Hiding in Plain Sight

Torkwase Dyson

b. 1973, Chicago, Illinois
Lives and works in Brooklyn, New York

Torkwase Dyson, I Am Everything That Will Save Me #3 (Bird and Lava), 2021, acrylic, string, and steel on wood, 36" (91.4 cm), diameter
Torkwase Dyson, Scale-Scale, 2021, acrylic on canvas, 8' × 6' 4" × 2" (243.8 cm × 193 cm × 5.1 cm)

Torkwase Dyson’s approach to abstraction considers the measurable and spatial conditions of systems of oppression and delves into how Black bodies have occupied those spaces and self-liberated throughout history. Her work also examines geographies and architectures of oppression and liberation, such as waterways, plantations, passageways, underground tunnels. Working in painting, sculpture, installation and performance, Dyson notes that Black Compositional Thought “considers how paths, throughways, architecture, objects, and geographies are composed by black bodies and from these formations it also considers how properties of energy, space, scale, and sound interact as networks of liberation.”

Torkwase Dyson, Distance-Distance, 2021, acrylic on canvas, 8' × 6' 4" × 2" (243.8 cm × 193 cm × 5.1 cm)
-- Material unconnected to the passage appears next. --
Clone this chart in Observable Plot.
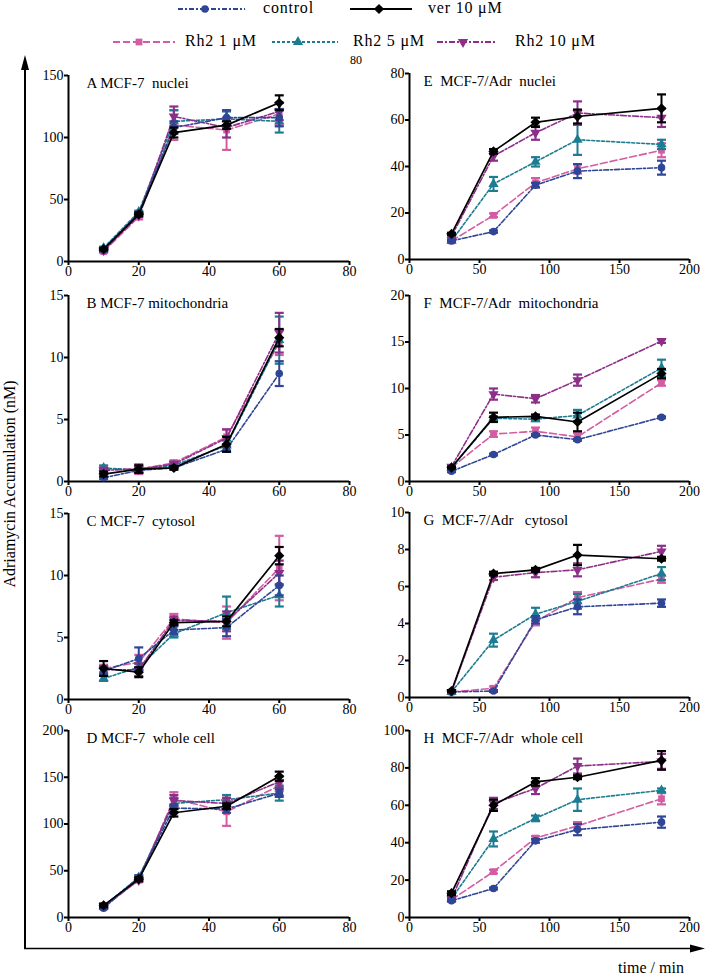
<!DOCTYPE html>
<html><head><meta charset="utf-8">
<script src="https://cdn.jsdelivr.net/npm/d3@7"></script>
<script src="https://cdn.jsdelivr.net/npm/@observablehq/plot@0.6"></script>
<style>
body{margin:0;background:#fff;}
#root{position:relative;width:709px;height:979px;overflow:hidden;font-family:"Liberation Serif","Times New Roman",Times,"DejaVu Serif",serif;color:#000;}
.abs{position:absolute;}
.leg{position:absolute;font-size:16px;letter-spacing:0.8px;white-space:nowrap;line-height:16px;}
</style></head><body><div id="root"></div>
<script>
// ---- series ----
const seriesNames = ["control", "ver 10 μM", "Rh2 1 μM", "Rh2 5 μM", "Rh2 10 μM"];
const seriesColors = ["#2f4596", "#000000", "#d35ca3", "#1c7c92", "#8d2e88"];
const seriesDash = ["5,2,2,2", null, "7,3", "3,2", "6,2,2,2"];
const seriesSymbols = ["circle", "diamond2", "square", "triangle", "triangleDown"];
const drawOrder = [2, 3, 4, 0, 1];

// ---- x values / ticks ----
const timesMCF7 = [10, 20, 30, 45, 60];
const timesAdr = [30, 60, 90, 120, 180];
const xTicksMCF7 = [0, 20, 40, 60, 80];
const xTicksAdr = [0, 50, 100, 150, 200];

// ---- panel titles ----
const panelTitles = ["A MCF-7  nuclei", "B MCF-7 mitochondria", "C MCF-7  cytosol", "D MCF-7  whole cell",
  "E  MCF-7/Adr  nuclei", "F  MCF-7/Adr  mitochondria", "G  MCF-7/Adr   cytosol", "H  MCF-7/Adr  whole cell"];

// ---- y ticks ----
const yTicksA = [0, 50, 100, 150];
const yTicksB = [0, 5, 10, 15];
const yTicksC = [0, 5, 10, 15];
const yTicksD = [0, 50, 100, 150, 200];
const yTicksE = [0, 20, 40, 60, 80];
const yTicksF = [0, 5, 10, 15, 20];
const yTicksG = [0, 2, 4, 6, 8, 10];
const yTicksH = [0, 20, 40, 60, 80, 100];

// ---- means (rows: control, ver, Rh2 1, Rh2 5, Rh2 10) and SEM ----
const meanA = [[9, 39, 108, 116, 116], [10, 38, 104, 110, 128], [8, 36, 110, 106, 119], [11, 40, 113, 115, 113], [9, 37, 117, 108, 121]];
const errA  = [[1, 1, 5, 6, 7], [1, 1.5, 4, 3, 6], [1, 2, 12, 16, 9], [1, 1, 9, 6, 9], [1, 1, 8, 8, 7]];
const meanB = [[0.3, 0.9, 1.1, 2.6, 8.7], [0.6, 1.0, 1.1, 3.0, 11.6], [1.0, 1.0, 1.5, 3.6, 11.2], [1.1, 0.9, 1.3, 2.9, 11.4], [0.9, 1.0, 1.4, 3.5, 12.0]];
const errB  = [[0.1, 0.1, 0.1, 0.2, 1.0], [0.2, 0.3, 0.15, 0.6, 0.7], [0.2, 0.4, 0.2, 0.6, 1.0], [0.2, 0.2, 0.1, 0.4, 1.9], [0.2, 0.3, 0.2, 0.7, 1.6]];
const meanC = [[2.3, 3.3, 5.6, 5.8, 9.2], [2.5, 2.2, 6.2, 6.3, 11.6], [2.5, 3.0, 6.5, 6.2, 10.6], [1.7, 2.6, 5.3, 7.0, 8.4], [2.4, 2.4, 6.4, 6.3, 10.2]];
const errC  = [[0.3, 0.9, 0.3, 0.7, 0.8], [0.6, 0.4, 0.2, 0.4, 0.7], [0.3, 0.6, 0.4, 1.3, 2.6], [0.2, 0.3, 0.3, 1.3, 0.9], [0.3, 0.5, 0.3, 0.8, 1.0]];
const meanD = [[10, 43, 117, 116, 133], [13, 41, 112, 119, 151], [11, 40, 127, 113, 141], [12, 43, 122, 126, 133], [12, 40, 125, 122, 145]];
const errD  = [[1, 2, 4, 4, 4], [2, 2, 4, 3, 5], [1, 2, 7, 15, 6], [1, 2, 6, 5, 8], [1, 2, 6, 6, 6]];
const meanE = [[8, 12, 32, 38, 39.5], [11, 46.5, 59, 61.5, 65], [8, 19, 33, 39, 47], [8, 32.5, 42, 51.5, 49.5], [10, 44.5, 54.5, 63, 61]];
const errE  = [[0.5, 0.5, 1, 3, 3], [0.5, 1, 2, 3, 6], [0.5, 0.8, 2, 2, 3], [0.5, 3, 2, 6.5, 2], [0.5, 2, 3, 5, 4]];
const meanF = [[1.1, 2.9, 5.0, 4.5, 6.9], [1.5, 6.9, 7.0, 6.4, 11.6], [1.5, 5.1, 5.4, 4.8, 10.6], [1.5, 6.8, 6.7, 7.1, 12.2], [1.6, 9.4, 8.9, 10.9, 15.1]];
const errF  = [[0.1, 0.1, 0.1, 0.1, 0.1], [0.1, 0.5, 0.2, 1.0, 0.5], [0.1, 0.3, 0.4, 0.4, 0.3], [0.1, 0.2, 0.2, 0.6, 0.9], [0.1, 0.6, 0.4, 0.6, 0.2]];
const meanG = [[0.3, 0.35, 4.2, 4.9, 5.1], [0.35, 6.7, 6.9, 7.7, 7.5], [0.3, 0.5, 4.1, 5.4, 6.4], [0.3, 3.1, 4.5, 5.2, 6.7], [0.3, 6.5, 6.75, 6.9, 7.9]];
const errG  = [[0.05, 0.05, 0.2, 0.4, 0.2], [0.05, 0.1, 0.1, 0.55, 0.1], [0.05, 0.1, 0.2, 0.3, 0.2], [0.05, 0.35, 0.35, 0.4, 0.35], [0.05, 0.15, 0.25, 0.35, 0.3]];
const meanH = [[9, 15.5, 41, 47, 51], [13, 60, 72.5, 75, 84], [9.5, 24.5, 42.5, 49, 63.5], [10, 42, 53, 63, 68], [10, 61, 69, 81, 83.5]];
const errH  = [[0.5, 0.5, 1, 3, 3], [1, 3, 2, 1, 5], [0.5, 1, 1, 2, 3], [0.5, 4, 1.5, 6, 1], [0.5, 3, 3, 4, 4]];

// ---- custom symbols ----
const capSymbol = {draw(ctx, size) { const w = Math.sqrt(size / Math.PI); ctx.moveTo(-w, 0); ctx.lineTo(w, 0); }};
const triDown = {draw(ctx, size) {
  const y = -Math.sqrt(size / (Math.sqrt(3) * 3));
  ctx.moveTo(0, -y * 2); ctx.lineTo(-Math.sqrt(3) * y, y); ctx.lineTo(Math.sqrt(3) * y, y); ctx.closePath();
}};
function symbolFor(name) { return name === "triangleDown" ? triDown : name; }

// ---- panel layout ----
const panels = [
  {mean: meanA, err: errA, times: timesMCF7, xTicks: xTicksMCF7, yTicks: yTicksA, col: 0, top: 75, bottom: 261},
  {mean: meanB, err: errB, times: timesMCF7, xTicks: xTicksMCF7, yTicks: yTicksB, col: 0, top: 295, bottom: 481},
  {mean: meanC, err: errC, times: timesMCF7, xTicks: xTicksMCF7, yTicks: yTicksC, col: 0, top: 513, bottom: 699},
  {mean: meanD, err: errD, times: timesMCF7, xTicks: xTicksMCF7, yTicks: yTicksD, col: 0, top: 730, bottom: 917},
  {mean: meanE, err: errE, times: timesAdr, xTicks: xTicksAdr, yTicks: yTicksE, col: 1, top: 73, bottom: 259},
  {mean: meanF, err: errF, times: timesAdr, xTicks: xTicksAdr, yTicks: yTicksF, col: 1, top: 295, bottom: 481},
  {mean: meanG, err: errG, times: timesAdr, xTicks: xTicksAdr, yTicks: yTicksG, col: 1, top: 512, bottom: 697},
  {mean: meanH, err: errH, times: timesAdr, xTicks: xTicksAdr, yTicks: yTicksH, col: 1, top: 730, bottom: 917}
];
const cols = [{left: 0, width: 360, ml: 68, mr: 11}, {left: 360, width: 349, ml: 49, mr: 20}];

const root = document.getElementById("root");
const FONT = "Liberation Serif, Times New Roman, Times, DejaVu Serif, serif";

panels.forEach((p, pi) => {
  const c = cols[p.col];
  const mt = 20, mb = 30;
  const rows = [];
  p.mean.forEach((arr, si) => arr.forEach((v, k) => rows.push({s: si, t: p.times[k], y: v, e: p.err[si][k]})));
  const marks = [];
  for (const si of drawOrder) {
    const d = rows.filter(r => r.s === si);
    const col = seriesColors[si];
    marks.push(Plot.ruleX(d, {x: "t", y1: r => r.y - r.e, y2: r => r.y + r.e, stroke: col, strokeWidth: 2}));
    marks.push(Plot.dot(d, {x: "t", y: r => r.y + r.e, symbol: capSymbol, r: 4.5, stroke: col, strokeWidth: 2.2, fill: "none"}));
    marks.push(Plot.dot(d, {x: "t", y: r => r.y - r.e, symbol: capSymbol, r: 4.5, stroke: col, strokeWidth: 2.2, fill: "none"}));
    const lineOpts = {x: "t", y: "y", stroke: col, strokeWidth: si === 1 ? 1.7 : 1.6};
    if (seriesDash[si]) lineOpts.strokeDasharray = seriesDash[si];
    marks.push(Plot.line(d, lineOpts));
    marks.push(Plot.dot(d, {x: "t", y: "y", symbol: symbolFor(seriesSymbols[si]), r: si === 1 ? 4.6 : 3.8, fill: col, stroke: "none"}));
  }
  const yMax = p.yTicks[p.yTicks.length - 1];
  const xMax = p.xTicks[p.xTicks.length - 1];
  const svg = Plot.plot({
    width: c.width, height: p.bottom - p.top + mt + mb,
    marginLeft: c.ml, marginRight: c.mr, marginTop: mt, marginBottom: mb,
    style: {fontFamily: FONT, fontSize: "14px", background: "transparent", overflow: "visible", color: "#000"},
    x: {domain: [0, xMax]},
    y: {domain: [0, yMax]},
    marks: [
      Plot.axisX({ticks: p.xTicks, tickSize: 4, tickPadding: 1, strokeWidth: 2, label: null, fontSize: 14, fontFamily: FONT}),
      Plot.axisY({ticks: p.yTicks, tickSize: 4, tickPadding: 1, strokeWidth: 2, label: null, fontSize: 14, fontFamily: FONT}),
      Plot.ruleX([0], {strokeWidth: 2}),
      Plot.ruleY([0], {strokeWidth: 2}),
      ...marks,
      Plot.text([panelTitles[pi]], {frameAnchor: "top-left", dx: p.col === 0 ? 18 : 14, dy: 8, textAnchor: "start", lineAnchor: "middle", fontSize: 15, fontFamily: FONT, text: d => d})
    ]
  });
  svg.style.position = "absolute";
  svg.style.left = c.left + "px";
  svg.style.top = (p.top - mt) + "px";
  svg.style.fontFamily = FONT;
  root.appendChild(svg);
});

// ---- overlay: big axes arrows, axis titles, stray label ----
const ov = d3.select(root).append("svg").attr("class", "abs").attr("width", 709).attr("height", 979)
  .style("left", "0px").style("top", "0px").style("pointer-events", "none").style("font-family", FONT);
ov.append("line").attr("x1", 25).attr("x2", 25).attr("y1", 66).attr("y2", 949).attr("stroke", "#000").attr("stroke-width", 2);
ov.append("path").attr("d", "M25,55 L21,70 L29,70 Z").attr("fill", "#000");
ov.append("line").attr("x1", 24).attr("x2", 694).attr("y1", 948.5).attr("y2", 948.5).attr("stroke", "#000").attr("stroke-width", 1.5);
ov.append("path").attr("d", "M705,948.5 L690,944.5 L690,952.5 Z").attr("fill", "#000");
ov.append("text").attr("x", 651).attr("y", 973).attr("text-anchor", "middle").attr("font-size", 16).text("time / min");
ov.append("text").attr("transform", "translate(15,484) rotate(-90)").attr("text-anchor", "middle").attr("font-size", 16).text("Adriamycin Accumulation (nM)");
ov.append("text").attr("x", 356).attr("y", 64).attr("text-anchor", "middle").attr("font-size", 12).text("80");

// ---- legend ----
const legendItems = [
  {s: 0, x0: 178, x1: 245, mx: 205, tx: 263, y: 9},
  {s: 1, x0: 350, x1: 412, mx: 379, tx: 428, y: 9},
  {s: 2, x0: 113, x1: 175, mx: 139, tx: 185, y: 42},
  {s: 3, x0: 272, x1: 338, mx: 298, tx: 353, y: 42},
  {s: 4, x0: 437, x1: 497, mx: 463, tx: 515, y: 42}
];
legendItems.forEach(it => {
  const col = seriesColors[it.s];
  const ln = ov.append("line").attr("x1", it.x0).attr("x2", it.x1).attr("y1", it.y).attr("y2", it.y)
    .attr("stroke", col).attr("stroke-width", it.s === 1 ? 2 : 1.8);
  if (seriesDash[it.s]) ln.attr("stroke-dasharray", seriesDash[it.s]);
  const sym = seriesSymbols[it.s];
  const type = sym === "circle" ? d3.symbolCircle : sym === "diamond2" ? d3.symbolDiamond2 : sym === "square" ? d3.symbolSquare : sym === "triangle" ? d3.symbolTriangle : triDown;
  const rr = it.s === 1 ? 4.6 : 3.8;
  ov.append("path").attr("d", d3.symbol().type(type).size(Math.PI * rr * rr)()).attr("transform", `translate(${it.mx},${it.y})`).attr("fill", col);
  const div = document.createElement("div");
  div.className = "leg";
  div.style.left = it.tx + "px";
  div.style.top = (it.y - 9) + "px";
  div.style.fontFamily = FONT;
  div.textContent = seriesNames[it.s];
  root.appendChild(div);
});
</script></body></html>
Dyson’s three recent works, Scale-Scale (2021), Distance-Distance (2021), and Liquid-Liquid (2021), as well as I Am Everything That Will Save Me #3 (Bird and Lava) (2021), the tondo at the entrance of the exhibition, use shape, line, and plain to create compositions that reference a geometry grounded within the context of the Black experience of resilience and liberation. In contrast to the canonical narrative of abstraction—as told by Western and Eurocentric perspectives—Dyson’s work creates a new foundational position for abstraction emerging from the geometric forms that embody histories of self-liberation through both positive and negative space.

Torkwase Dyson, Liquid-Liquid, 2021, acrylic on canvas, 8' × 6' 4" × 2" (243.8 cm × 193 cm × 5.1 cm)

Throughout Dyson’s practice, spatial architectures such as plantations, houses, hideaway spaces, and passageways, which can be measured, the production of what cannot be measured—such as energies, sounds, and conditions—are sites for artistic investigation and aesthetic emergence.

Torkwase Dyson

Examining environmental racism as well as the history and future of black spatial liberation strategies, Dyson’s works grapple with the ways in which space is perceived and negotiated, particularly by black and brown bodies. In 2019, Dyson’s solo exhibition I Can Drink the Distance was on view at The Cooper Union, New York, and her work was also presented at the Sharjah Biennial.

In addition to participating in group exhibitions at the Smithsonian National Museum of African Art, Washington, D.C.; Whitney Museum of American Art, New York; The Museum of Modern Art, New York; and California African American Museum, Los Angeles, Dyson has had solo exhibitions and installations at Colby College Museum of Art, Waterville, Maine; Graham Foundation for Advanced Studies in the Fine Arts, Chicago; Schuylkill Center for Environmental Education, Philadelphia; and Suzanne Lemberg Usdan Gallery, Bennington College, Vermont.